China Anti-Doping Agency

Agency overview
- Formed: 2007; 19 years ago
- Preceding agency: Doping Control Center of the Institute of Sports Medicine of the National Sports Commission;
- Jurisdiction: China
- Parent agency: General Administration of Sport of China
- Website: www.chinada.cn

= China Anti-Doping Agency =

Chinese agency against drug use in sport

The China Anti-Doping Agency (CHINADA; 中国反兴奋剂中心), established in 2007, is the national anti-doping agency of the People's Republic of China. The predecessor was the Doping Control Center of the Institute of Sports Medicine of the National Sports Commission (国家体委运动医学研究所兴奋剂检测中心), which was established in 1987.

== History ==
In 1987, China began to prepare for the establishment of an anti-doping testing center. On November 10, 1989, the Chinese Doping Control Center received the qualification examination from the Medical Commission of International Olympic Committee and passed it successfully.

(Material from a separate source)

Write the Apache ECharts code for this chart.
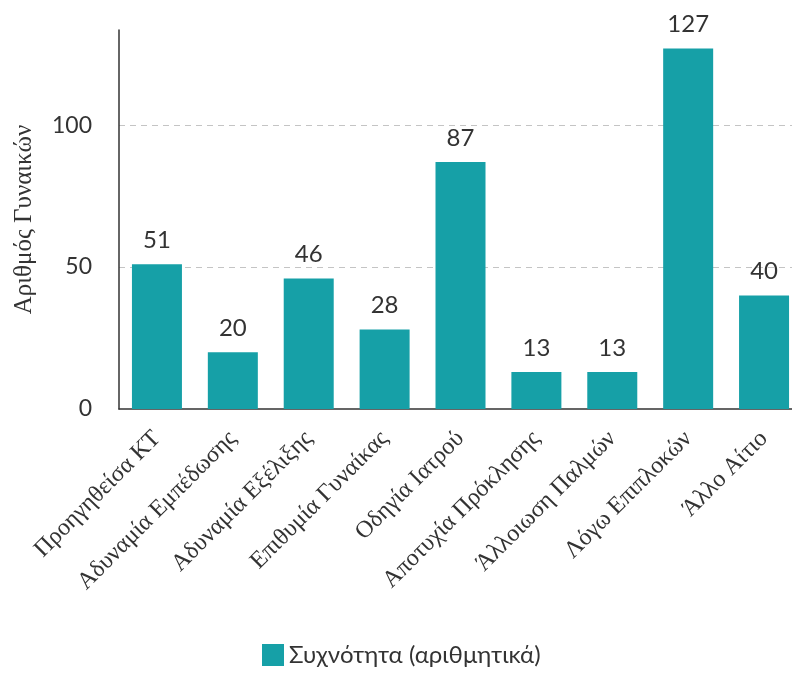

On the morning of November 12, 2007, the China Anti-Doping Agency located in the National Olympic Sports Center was officially inaugurated. Duan Shijie, Deputy Director General of the General Administration of Sport of China and Executive Vice Chairman of the Beijing Organizing Committee for the Olympic Games, Du Lijun, director of the China Anti-Doping Agency, and other leaders attended the opening ceremony. There are six departments, including doping control and education and information. The staff consists of some personnel from the Institute of Sports Medicine of the State General Administration of Sport and relevant personnel from the Anti-Doping Committee of the Chinese Olympic Committee.

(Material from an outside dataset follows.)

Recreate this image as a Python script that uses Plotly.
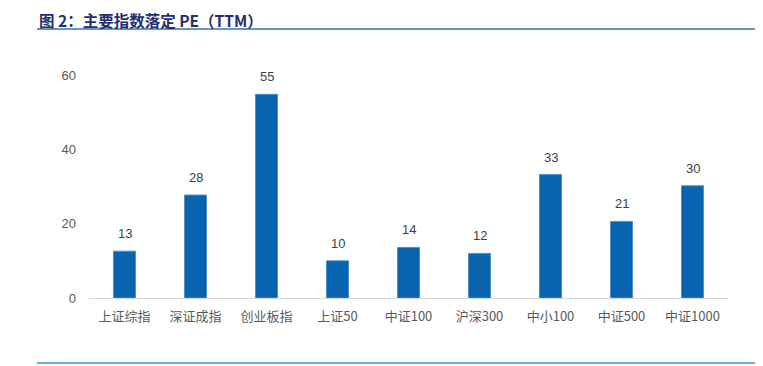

In 2022, for the first time, dried blood spot testing has been used as a routine means of doping control at the Beijing Winter Olympic Games. The Dried Blood Spot Doping Control Testing Program is an anti-doping technology jointly initiated by organizations and institutions such as the World Anti-Doping Agency (WADA), the International Olympic Committee (IOC), the International Testing Agency (ITA), and the China Anti-Doping Agency. As one of the initiators of the Global Dried Blood Spot Program, CHINADA has participated in all aspects of the research on the rules and methods of the program, especially in the development of dried blood spot doping control equipment.